Warning for permanent tourists
by Eric Jackson
Are you going to take the American Embassy as the authoritative word? Or how about someone on the social media who got the scoop from a Panamanian lawyer who in turn is working the gringo community for new clients? For that matter, even from Panama’s Servicio Nacional de Migracion? Do pay attention to those folks, but also understand that discretion, arbitrary interpretations, shifts with the political winds, slow and garbled transmissions of policy changes down official chains of command and from time to time the grease of bribery may affect the rules applied by a particular public official to a particular person at a particular time. If you can’t understand and adapt to the flexibility then most probably you have not fully adapted to life in Panama.
Migracion has set forth the basic rule that they are enforcing at the moment at Paso Canoa: “Foreigners who leave to Costa Rica to stamp their passports to enter as tourists will not enter Panama.” So do you say that this just means Venes? Whether that is how it may be as a practical matter, Panama’s Minister of Security warns that the law and regulations only allow a six-month continuous stay as a tourist and that “we will continue implementing our policy for the welfare of Panamanians and for persons who want to visit our country.”
There may be any number of reasons, and there is probably a mix of several. There are racist demagogues whipping up xenophobic hysteria. There are slavish imitators who have a national inferiority complex that gives them the compulsion to copy the United States, and they see what Donald Trump is doing. There are Venezuelans and Americans who believe themselves to be sovereign unto themselves and privileged persons who are necessary to the economy of a Panama that they view as hopelessly backward. There is a criminal element of many nationalities coming and going to and from Panama. The economy is slowing down and there are concerns about foreigners taking jobs from Panamanians.
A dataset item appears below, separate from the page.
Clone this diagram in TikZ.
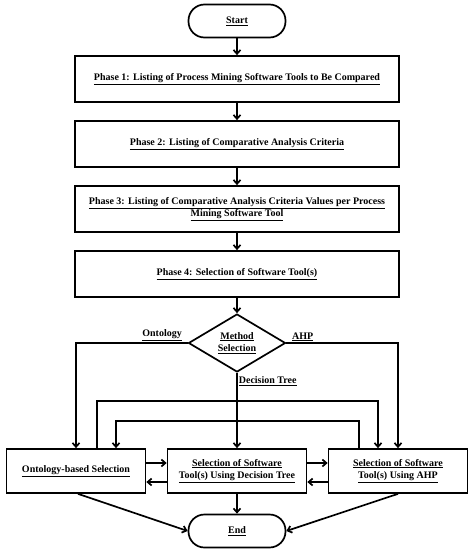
\documentclass[tikz,border=0pt]{standalone}
\usepackage{fontspec}
\setmainfont{Liberation Serif}
\usetikzlibrary{arrows.meta,shapes.geometric}
\tikzset{
  arr/.style={line width=1.7pt,-{Straight Barb[length=4pt,width=7pt]}},
  phasebox/.style={draw,line width=1.7pt,minimum width=324pt,minimum height=46pt,align=center,font=\fontsize{10}{12.5}\selectfont\bfseries},
  selbox/.style={draw,line width=1.7pt,minimum width=139pt,minimum height=44pt,align=center,font=\fontsize{10}{12.5}\selectfont\bfseries},
  term/.style={draw,line width=1.7pt,rounded corners=16pt,minimum width=97pt,minimum height=33pt,font=\fontsize{10}{12.5}\selectfont\bfseries},
  choice/.style={draw,diamond,aspect=1.67,line width=1.7pt,minimum width=97pt,minimum height=58pt,inner sep=0pt,align=center,font=\fontsize{10}{12.5}\selectfont\bfseries},
  lbl/.style={inner sep=1pt,font=\fontsize{10}{12.5}\selectfont\bfseries}
}
\begin{document}
\begin{tikzpicture}[x=1pt,y=-1pt]
			%%%%% START %%%%%
			\useasboundingbox (0,0) rectangle (474,555);
			
			\node[term] (start) at (237, 21) {\underline{Start}};
			\node[phasebox] (ph1) at (237, 79) {\underline{Phase 1: Listing of Process Mining Software Tools to Be Compared}};
			\node[phasebox] (ph2) at (237, 144) {\underline{Phase 2: Listing of Comparative Analysis Criteria}};
			\node[phasebox] (ph3) at (237, 209) {\underline{Phase 3: Listing of Comparative Analysis Criteria Values per Process}\\\underline{Mining Software Tool}};
			\node[phasebox] (ph4) at (237, 274) {\underline{Phase 4: Selection of Software Tool(s)}};
			
			\node[choice] (method) at (237, 343) {\underline{Method}\\\underline{Selection}};
			
			\node[selbox] (onto) at (76, 471) {\underline{Ontology-based Selection}};
			\node[selbox] (dtree) at (237, 471) {\underline{Selection of Software}\\\underline{Tool(s) Using Decision Tree}};
			\node[selbox] (ahp) at (398, 471) {\underline{Selection of Software}\\\underline{Tool(s) Using AHP}};
			
			\node[term] (end) at (237, 531) {\underline{End}};
			
			\draw[arr] (start) -- (ph1);
			\draw[arr] (ph1) -- (ph2);
			\draw[arr] (ph2) -- (ph3);
			\draw[arr] (ph3) -- (ph4);
			\draw[arr] (ph4) -- (method);
			
			\draw[arr] (method.west) node[lbl, above left, xshift=-4pt] {\underline{Ontology}} -| (onto.north);
			\draw[arr] (method.east) node[lbl, above right, xshift=4pt] {\underline{AHP}} -| (ahp.north);
			\draw[arr] (method.south) node[lbl, below right, yshift=-2pt] {\underline{Decision Tree}} -- (dtree.north);
			
			\draw[arr] ([xshift=21pt]onto.north) -- ++(0,-47) -| ([xshift=-20pt]ahp.north);
			\draw[arr] ([xshift=-39pt]ahp.north) -- ++(0,-27) -| ([xshift=40pt]onto.north);
			
			\draw[arr] ([yshift=8pt]onto.east) -- ([yshift=8pt]dtree.west);
			\draw[arr] ([yshift=-11pt]dtree.west) -- ([yshift=-11pt]onto.east);
			\draw[arr] ([yshift=8pt]dtree.east) -- ([yshift=8pt]ahp.west);
			\draw[arr] ([yshift=-11pt]ahp.west) -- ([yshift=-11pt]dtree.east);
			
			\draw[arr] ([xshift=2pt]onto.south) -- (end.west);
			\draw[arr] (dtree) -- (end);
			\draw[arr] (ahp.south) -- (end.east);
			%%%%% END %%%%%
\end{tikzpicture}
\end{document}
This country has one of the world’s worst school systems and those who get foreign educations are frequently raised in a subculture that disdains work, such that there are important jobs in the national economy for which it is hard to find Panamanians to perform.
We might argue the pros and cons of the issue but those who purport to speak for the interests of the American community are for a variety of reasons unable or unwilling to do so in any effective way.
But if you have been living the permanent tourist life, beware.